On Monday 21 October, he'll thus formally launch the CyArk 500 Challenge: to digitally preserve 500 cultural heritage sites within the next five years. Why 500? Kacyra was so shocked at the break-neck speed with which heritage sites around the world are deteriorating -- or, worse, disappearing -- that he felt he needed to challenge himself and the rest of the world to do something dramatic.
As a result, the project sounds like an incredibly daunting prospect -- but Kacyra insists that the major obstacle he faces isn't one of technology or manpower. "We have the technology, which works and is expandable, and we have partners all over the world, so we're not one organisation doing it over five years -- but 100 or 200 organisations," he said. "The big challenge we face is funding."
After all, plenty of the cultural sites that the project hopes to preserve happen to be located in some of the poorest countries, which simply don't have money to spend on this kind of digital preservation. The project, then, rests on capturing the imagination of enough organisations and investors to keep the acquisition of data rolling along.
Story, Not Storage
Once it's all acquired -- the phase of the project affectionately referred to as scan-and-can -- the work is not over. "It's not about storage," insists Kacyra. Indeed, just because CyArk dumps all that data onto its 2 petabytes of disk space -- with a gold copy stored at Iron Mountain's underground facility in Pennsylvania -- doesn't mean that's where it stops. The whole point of the project is to disseminate all this information; to make it accessible to people who can't see these sights in real life, and for future generations who might find them lost forever.

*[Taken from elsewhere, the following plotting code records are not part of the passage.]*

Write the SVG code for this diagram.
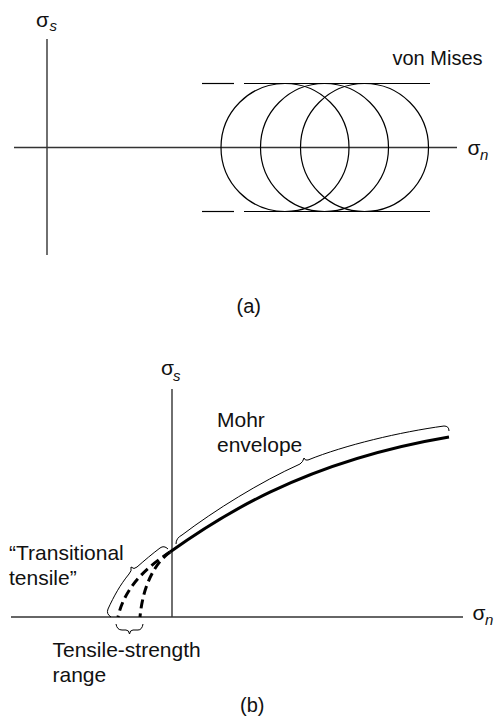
<svg xmlns="http://www.w3.org/2000/svg" width="498" height="724" viewBox="0 0 498 724">
<style>
.ax{stroke:#333;stroke-width:1.4;fill:none}
.ln{stroke:#000;stroke-width:1.2;fill:none}
.br{stroke:#000;stroke-width:1;fill:none}
.t{font-family:"Liberation Sans",Arial,sans-serif;font-size:20px;fill:#111}
.tb{font-family:"Liberation Sans",Arial,sans-serif;font-size:21px;fill:#111}
.sg{font-family:"Liberation Sans",Arial,sans-serif;font-size:21px;fill:#111}
.sub{font-family:"Liberation Sans",Arial,sans-serif;font-size:15px;font-style:italic;fill:#111}
</style>
<rect width="498" height="724" fill="#fff"/>
<g id="panel-a">
  <g id="axes-a">
    <line class="ax" x1="47" y1="39" x2="47" y2="255"/>
    <line class="ax" x1="14" y1="147.5" x2="457" y2="147.5"/>
    <text class="sg" x="36" y="27">σ</text><text class="sub" x="49.5" y="31">s</text>
    <text class="sg" x="467.5" y="155">σ</text><text class="sub" x="480" y="160">n</text>
  </g>
  <g id="circles">
    <circle class="ln" cx="285" cy="147.5" r="64"/>
    <circle class="ln" cx="324.5" cy="147.5" r="64"/>
    <circle class="ln" cx="364.5" cy="147.5" r="64"/>
  </g>
  <g id="von-mises">
    <line class="ln" x1="202" y1="83.5" x2="234" y2="83.5"/>
    <line class="ln" x1="244" y1="83.5" x2="430" y2="83.5"/>
    <line class="ln" x1="202" y1="211.5" x2="234" y2="211.5"/>
    <line class="ln" x1="244" y1="211.5" x2="430" y2="211.5"/>
    <text class="t" x="392.5" y="64.5">von Mises</text>
  </g>
  <text class="t" x="236.5" y="313">(a)</text>
</g>
<g id="panel-b">
  <g id="axes-b">
    <line class="ax" x1="172" y1="389" x2="172" y2="617"/>
    <line class="ax" x1="11" y1="617" x2="463" y2="617"/>
    <text class="sg" x="161" y="375">σ</text><text class="sub" x="173" y="380.5">s</text>
    <text class="sg" x="472.5" y="620">σ</text><text class="sub" x="485" y="625">n</text>
  </g>
  <g id="connectors">
    <path id="mohr-curve" d="M170,552 C215,520 300,462 449,437" stroke="#000" stroke-width="3" fill="none"/>
    <path id="dash-outer" d="M170,552 C150,565 125,585 118,617" stroke="#000" stroke-width="3" fill="none" stroke-dasharray="9,5"/>
    <path id="dash-inner" d="M170,552 C155,563 143,585 140,617" stroke="#000" stroke-width="3" fill="none" stroke-dasharray="9,5"/>
  </g>
  <g id="brace-mohr">
    <path class="br" d="M176,544 Q176,538 182,535 C215,510 260,482 300,464 Q303,462 304,458 Q305,461 308,460 C345,445 400,432 444,426 Q449,426 449,431"/>
    <text class="tb" x="217" y="427">Mohr</text>
    <text class="tb" x="217" y="452">envelope</text>
  </g>
  <g id="brace-transitional">
    <path class="br" d="M111,617 Q106,614 108,609 C114,596 120,585 129,574 Q132,571 131,567 Q134,570 137,567 C145,560 152,554 160,548 Q164,545 168,549"/>
    <text class="tb" x="9" y="560">“Transitional</text>
    <text class="tb" x="9" y="585">tensile”</text>
  </g>
  <g id="brace-range">
    <path class="br" d="M116,624 Q117,630 122,630 L126,630 Q129,630 129.5,634 Q130,630 133,630 L138,630 Q142,630 143,624"/>
    <text class="tb" x="52.5" y="657">Tensile-strength</text>
    <text class="tb" x="52.5" y="682">range</text>
  </g>
  <text class="t" x="240" y="712">(b)</text>
</g>
</svg>
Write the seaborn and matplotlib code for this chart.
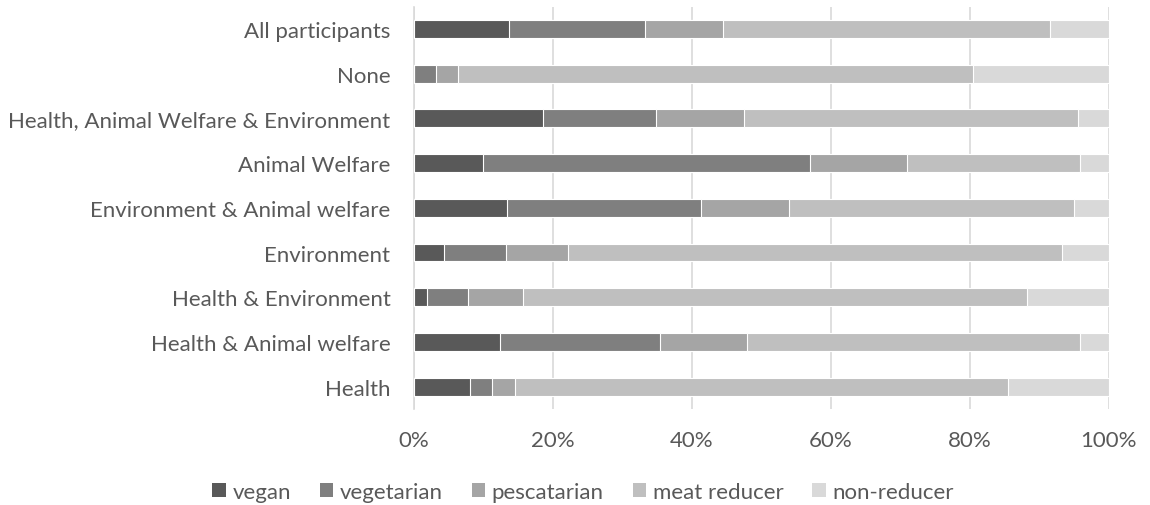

"It's about the story," Kacyra emphasises. "About education. But not education in the old-fashioned sense." So his team is also compiling educational resources to share their digital copies of these structures with people: virtual tours, interactive apps, 3D-printed models, and automated advice for those physically restoring sites (their Mount Rushmore data, for instance, was used to map cracks in the stone faces in order to repair them).
Sadly, the manpower and time investment required to make the educational stream work is expensive -- something that the CyArk team could do without. But Kacyra is hopeful that near-future technological developments will help it become an ever more important part of CyArk. "The Achilles heel of the entire reality capture field is the software. I'm looking to the day where our software is so automated that the processing accounts for just a fraction of the work done in the field," he adds. "Software development has lagged, but the likes of Autodesk and other are now seeing the importance of the field and working hard to dramatically improve things... It's coming."
And if the processing can catch up with the rate of data acquisition that Kacyra and his team have at their disposal, then the CyArk 500 Challenge won't seem anywhere close to as daunting as it sounds right now.